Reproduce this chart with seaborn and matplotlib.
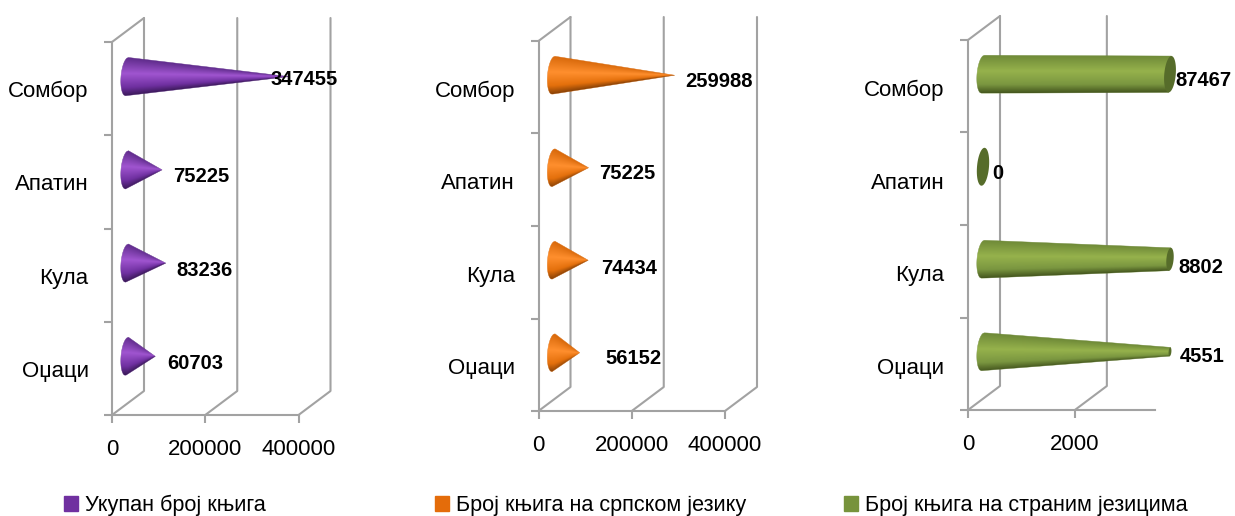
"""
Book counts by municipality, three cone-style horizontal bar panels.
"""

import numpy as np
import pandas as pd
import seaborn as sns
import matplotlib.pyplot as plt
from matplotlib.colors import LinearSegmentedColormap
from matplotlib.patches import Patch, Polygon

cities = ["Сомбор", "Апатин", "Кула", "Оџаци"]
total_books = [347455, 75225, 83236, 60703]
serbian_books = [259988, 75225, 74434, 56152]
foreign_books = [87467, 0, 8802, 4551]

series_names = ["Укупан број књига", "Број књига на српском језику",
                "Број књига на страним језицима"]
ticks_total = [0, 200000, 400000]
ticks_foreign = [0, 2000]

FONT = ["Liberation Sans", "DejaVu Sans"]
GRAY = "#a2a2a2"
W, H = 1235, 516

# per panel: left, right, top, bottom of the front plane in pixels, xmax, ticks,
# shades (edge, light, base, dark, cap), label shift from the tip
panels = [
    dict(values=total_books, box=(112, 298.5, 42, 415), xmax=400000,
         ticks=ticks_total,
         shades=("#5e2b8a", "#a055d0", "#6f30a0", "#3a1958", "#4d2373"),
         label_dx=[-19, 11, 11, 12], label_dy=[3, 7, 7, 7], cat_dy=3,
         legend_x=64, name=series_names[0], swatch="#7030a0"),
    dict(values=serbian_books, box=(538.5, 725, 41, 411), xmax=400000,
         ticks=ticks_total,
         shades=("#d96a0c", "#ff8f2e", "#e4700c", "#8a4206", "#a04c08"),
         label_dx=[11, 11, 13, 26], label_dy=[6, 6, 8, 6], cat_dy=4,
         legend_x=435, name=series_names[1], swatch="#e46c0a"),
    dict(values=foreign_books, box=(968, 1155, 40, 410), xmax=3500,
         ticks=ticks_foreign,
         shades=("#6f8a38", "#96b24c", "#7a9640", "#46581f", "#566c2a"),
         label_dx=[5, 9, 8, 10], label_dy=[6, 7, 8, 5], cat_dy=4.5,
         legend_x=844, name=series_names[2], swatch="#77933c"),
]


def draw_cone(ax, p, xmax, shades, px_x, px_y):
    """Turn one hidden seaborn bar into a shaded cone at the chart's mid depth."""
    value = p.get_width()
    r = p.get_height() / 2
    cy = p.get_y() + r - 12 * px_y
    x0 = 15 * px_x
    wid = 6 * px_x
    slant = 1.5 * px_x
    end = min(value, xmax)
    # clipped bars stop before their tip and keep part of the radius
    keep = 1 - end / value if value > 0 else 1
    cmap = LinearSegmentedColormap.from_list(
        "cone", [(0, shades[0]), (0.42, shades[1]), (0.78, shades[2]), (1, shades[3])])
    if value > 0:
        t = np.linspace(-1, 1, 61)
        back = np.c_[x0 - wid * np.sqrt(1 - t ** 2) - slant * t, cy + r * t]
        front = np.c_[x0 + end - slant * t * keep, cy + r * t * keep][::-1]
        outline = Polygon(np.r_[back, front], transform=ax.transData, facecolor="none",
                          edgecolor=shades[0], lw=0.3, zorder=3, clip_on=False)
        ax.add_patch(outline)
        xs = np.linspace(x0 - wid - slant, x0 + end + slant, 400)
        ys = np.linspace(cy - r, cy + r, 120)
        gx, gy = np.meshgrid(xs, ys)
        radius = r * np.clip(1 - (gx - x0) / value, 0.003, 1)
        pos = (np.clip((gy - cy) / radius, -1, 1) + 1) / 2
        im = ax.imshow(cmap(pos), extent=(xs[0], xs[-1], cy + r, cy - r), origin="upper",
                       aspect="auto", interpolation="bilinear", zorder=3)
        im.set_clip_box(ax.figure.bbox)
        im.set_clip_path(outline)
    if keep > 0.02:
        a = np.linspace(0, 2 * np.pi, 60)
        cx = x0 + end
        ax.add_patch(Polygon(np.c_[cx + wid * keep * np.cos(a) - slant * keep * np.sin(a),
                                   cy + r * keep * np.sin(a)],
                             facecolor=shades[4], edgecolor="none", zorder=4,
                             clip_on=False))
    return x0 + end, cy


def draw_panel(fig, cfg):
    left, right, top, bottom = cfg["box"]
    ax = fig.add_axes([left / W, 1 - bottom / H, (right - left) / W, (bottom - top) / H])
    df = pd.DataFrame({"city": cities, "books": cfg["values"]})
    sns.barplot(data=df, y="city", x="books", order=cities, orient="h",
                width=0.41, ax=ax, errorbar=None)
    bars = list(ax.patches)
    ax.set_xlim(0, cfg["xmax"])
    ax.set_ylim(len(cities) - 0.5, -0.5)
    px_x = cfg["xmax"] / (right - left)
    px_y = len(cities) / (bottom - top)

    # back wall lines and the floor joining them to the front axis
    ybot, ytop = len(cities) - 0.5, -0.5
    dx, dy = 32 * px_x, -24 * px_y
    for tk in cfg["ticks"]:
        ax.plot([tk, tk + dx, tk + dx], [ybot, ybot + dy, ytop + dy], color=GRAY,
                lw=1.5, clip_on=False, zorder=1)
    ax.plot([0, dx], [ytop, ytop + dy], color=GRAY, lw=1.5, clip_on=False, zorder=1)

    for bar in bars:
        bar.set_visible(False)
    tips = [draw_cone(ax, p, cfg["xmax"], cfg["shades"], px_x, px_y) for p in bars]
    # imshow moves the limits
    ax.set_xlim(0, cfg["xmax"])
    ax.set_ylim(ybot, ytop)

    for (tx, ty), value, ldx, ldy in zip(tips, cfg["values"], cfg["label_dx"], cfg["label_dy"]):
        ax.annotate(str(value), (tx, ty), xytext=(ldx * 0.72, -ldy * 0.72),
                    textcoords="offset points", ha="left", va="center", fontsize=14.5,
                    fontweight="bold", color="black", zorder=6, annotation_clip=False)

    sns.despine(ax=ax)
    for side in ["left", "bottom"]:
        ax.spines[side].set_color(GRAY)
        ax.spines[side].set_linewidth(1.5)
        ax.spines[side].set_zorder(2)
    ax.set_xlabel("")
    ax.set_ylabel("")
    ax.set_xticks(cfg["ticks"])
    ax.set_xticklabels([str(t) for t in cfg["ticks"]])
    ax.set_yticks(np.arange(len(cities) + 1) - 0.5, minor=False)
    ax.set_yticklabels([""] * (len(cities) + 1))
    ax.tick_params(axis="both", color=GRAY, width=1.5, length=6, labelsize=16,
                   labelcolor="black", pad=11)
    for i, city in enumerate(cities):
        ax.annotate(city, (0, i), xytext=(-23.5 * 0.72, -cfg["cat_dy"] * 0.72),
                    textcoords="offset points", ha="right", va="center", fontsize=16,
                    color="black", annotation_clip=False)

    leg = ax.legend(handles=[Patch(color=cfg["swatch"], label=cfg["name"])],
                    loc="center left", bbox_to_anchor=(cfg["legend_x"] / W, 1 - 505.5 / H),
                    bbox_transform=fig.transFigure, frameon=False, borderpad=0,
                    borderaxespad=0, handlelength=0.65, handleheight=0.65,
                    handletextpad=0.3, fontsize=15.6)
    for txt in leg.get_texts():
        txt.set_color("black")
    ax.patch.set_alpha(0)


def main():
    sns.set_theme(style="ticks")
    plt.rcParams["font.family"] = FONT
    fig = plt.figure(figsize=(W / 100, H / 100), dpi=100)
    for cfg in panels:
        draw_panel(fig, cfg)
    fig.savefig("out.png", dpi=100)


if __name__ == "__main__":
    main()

Problem:
Copy the listing in full and without alteration, omitting every picture.

Task response:
Reproduce this chart with seaborn and matplotlib.
"""
Book counts by municipality, three cone-style horizontal bar panels.
"""

import numpy as np
import pandas as pd
import seaborn as sns
import matplotlib.pyplot as plt
from matplotlib.colors import LinearSegmentedColormap
from matplotlib.patches import Patch, Polygon

cities = ["Сомбор", "Апатин", "Кула", "Оџаци"]
total_books = [347455, 75225, 83236, 60703]
serbian_books = [259988, 75225, 74434, 56152]
foreign_books = [87467, 0, 8802, 4551]

series_names = ["Укупан број књига", "Број књига на српском језику",
                "Број књига на страним језицима"]
ticks_total = [0, 200000, 400000]
ticks_foreign = [0, 2000]

FONT = ["Liberation Sans", "DejaVu Sans"]
GRAY = "#a2a2a2"
W, H = 1235, 516

# per panel: left, right, top, bottom of the front plane in pixels, xmax, ticks,
# shades (edge, light, base, dark, cap), label shift from the tip
panels = [
    dict(values=total_books, box=(112, 298.5, 42, 415), xmax=400000,
         ticks=ticks_total,
         shades=("#5e2b8a", "#a055d0", "#6f30a0", "#3a1958", "#4d2373"),
         label_dx=[-19, 11, 11, 12], label_dy=[3, 7, 7, 7], cat_dy=3,
         legend_x=64, name=series_names[0], swatch="#7030a0"),
    dict(values=serbian_books, box=(538.5, 725, 41, 411), xmax=400000,
         ticks=ticks_total,
         shades=("#d96a0c", "#ff8f2e", "#e4700c", "#8a4206", "#a04c08"),
         label_dx=[11, 11, 13, 26], label_dy=[6, 6, 8, 6], cat_dy=4,
         legend_x=435, name=series_names[1], swatch="#e46c0a"),
    dict(values=foreign_books, box=(968, 1155, 40, 410), xmax=3500,
         ticks=ticks_foreign,
         shades=("#6f8a38", "#96b24c", "#7a9640", "#46581f", "#566c2a"),
         label_dx=[5, 9, 8, 10], label_dy=[6, 7, 8, 5], cat_dy=4.5,
         legend_x=844, name=series_names[2], swatch="#77933c"),
]


def draw_cone(ax, p, xmax, shades, px_x, px_y):
    """Turn one hidden seaborn bar into a shaded cone at the chart's mid depth."""
    value = p.get_width()
    r = p.get_height() / 2
    cy = p.get_y() + r - 12 * px_y
    x0 = 15 * px_x
    wid = 6 * px_x
    slant = 1.5 * px_x
    end = min(value, xmax)
    # clipped bars stop before their tip and keep part of the radius
    keep = 1 - end / value if value > 0 else 1
    cmap = LinearSegmentedColormap.from_list(
        "cone", [(0, shades[0]), (0.42, shades[1]), (0.78, shades[2]), (1, shades[3])])
    if value > 0:
        t = np.linspace(-1, 1, 61)
        back = np.c_[x0 - wid * np.sqrt(1 - t ** 2) - slant * t, cy + r * t]
        front = np.c_[x0 + end - slant * t * keep, cy + r * t * keep][::-1]
        outline = Polygon(np.r_[back, front], transform=ax.transData, facecolor="none",
                          edgecolor=shades[0], lw=0.3, zorder=3, clip_on=False)
        ax.add_patch(outline)
        xs = np.linspace(x0 - wid - slant, x0 + end + slant, 400)
        ys = np.linspace(cy - r, cy + r, 120)
        gx, gy = np.meshgrid(xs, ys)
        radius = r * np.clip(1 - (gx - x0) / value, 0.003, 1)
        pos = (np.clip((gy - cy) / radius, -1, 1) + 1) / 2
        im = ax.imshow(cmap(pos), extent=(xs[0], xs[-1], cy + r, cy - r), origin="upper",
                       aspect="auto", interpolation="bilinear", zorder=3)
        im.set_clip_box(ax.figure.bbox)
        im.set_clip_path(outline)
    if keep > 0.02:
        a = np.linspace(0, 2 * np.pi, 60)
        cx = x0 + end
        ax.add_patch(Polygon(np.c_[cx + wid * keep * np.cos(a) - slant * keep * np.sin(a),
                                   cy + r * keep * np.sin(a)],
                             facecolor=shades[4], edgecolor="none", zorder=4,
                             clip_on=False))
    return x0 + end, cy


def draw_panel(fig, cfg):
    left, right, top, bottom = cfg["box"]
    ax = fig.add_axes([left / W, 1 - bottom / H, (right - left) / W, (bottom - top) / H])
    df = pd.DataFrame({"city": cities, "books": cfg["values"]})
    sns.barplot(data=df, y="city", x="books", order=cities, orient="h",
                width=0.41, ax=ax, errorbar=None)
    bars = list(ax.patches)
    ax.set_xlim(0, cfg["xmax"])
    ax.set_ylim(len(cities) - 0.5, -0.5)
    px_x = cfg["xmax"] / (right - left)
    px_y = len(cities) / (bottom - top)

    # back wall lines and the floor joining them to the front axis
    ybot, ytop = len(cities) - 0.5, -0.5
    dx, dy = 32 * px_x, -24 * px_y
    for tk in cfg["ticks"]:
        ax.plot([tk, tk + dx, tk + dx], [ybot, ybot + dy, ytop + dy], color=GRAY,
                lw=1.5, clip_on=False, zorder=1)
    ax.plot([0, dx], [ytop, ytop + dy], color=GRAY, lw=1.5, clip_on=False, zorder=1)

    for bar in bars:
        bar.set_visible(False)
    tips = [draw_cone(ax, p, cfg["xmax"], cfg["shades"], px_x, px_y) for p in bars]
    # imshow moves the limits
    ax.set_xlim(0, cfg["xmax"])
    ax.set_ylim(ybot, ytop)

    for (tx, ty), value, ldx, ldy in zip(tips, cfg["values"], cfg["label_dx"], cfg["label_dy"]):
        ax.annotate(str(value), (tx, ty), xytext=(ldx * 0.72, -ldy * 0.72),
                    textcoords="offset points", ha="left", va="center", fontsize=14.5,
                    fontweight="bold", color="black", zorder=6, annotation_clip=False)

    sns.despine(ax=ax)
    for side in ["left", "bottom"]:
        ax.spines[side].set_color(GRAY)
        ax.spines[side].set_linewidth(1.5)
        ax.spines[side].set_zorder(2)
    ax.set_xlabel("")
    ax.set_ylabel("")
    ax.set_xticks(cfg["ticks"])
    ax.set_xticklabels([str(t) for t in cfg["ticks"]])
    ax.set_yticks(np.arange(len(cities) + 1) - 0.5, minor=False)
    ax.set_yticklabels([""] * (len(cities) + 1))
    ax.tick_params(axis="both", color=GRAY, width=1.5, length=6, labelsize=16,
                   labelcolor="black", pad=11)
    for i, city in enumerate(cities):
        ax.annotate(city, (0, i), xytext=(-23.5 * 0.72, -cfg["cat_dy"] * 0.72),
                    textcoords="offset points", ha="right", va="center", fontsize=16,
                    color="black", annotation_clip=False)

    leg = ax.legend(handles=[Patch(color=cfg["swatch"], label=cfg["name"])],
                    loc="center left", bbox_to_anchor=(cfg["legend_x"] / W, 1 - 505.5 / H),
                    bbox_transform=fig.transFigure, frameon=False, borderpad=0,
                    borderaxespad=0, handlelength=0.65, handleheight=0.65,
                    handletextpad=0.3, fontsize=15.6)
    for txt in leg.get_texts():
        txt.set_color("black")
    ax.patch.set_alpha(0)


def main():
    sns.set_theme(style="ticks")
    plt.rcParams["font.family"] = FONT
    fig = plt.figure(figsize=(W / 100, H / 100), dpi=100)
    for cfg in panels:
        draw_panel(fig, cfg)
    fig.savefig("out.png", dpi=100)


if __name__ == "__main__":
    main()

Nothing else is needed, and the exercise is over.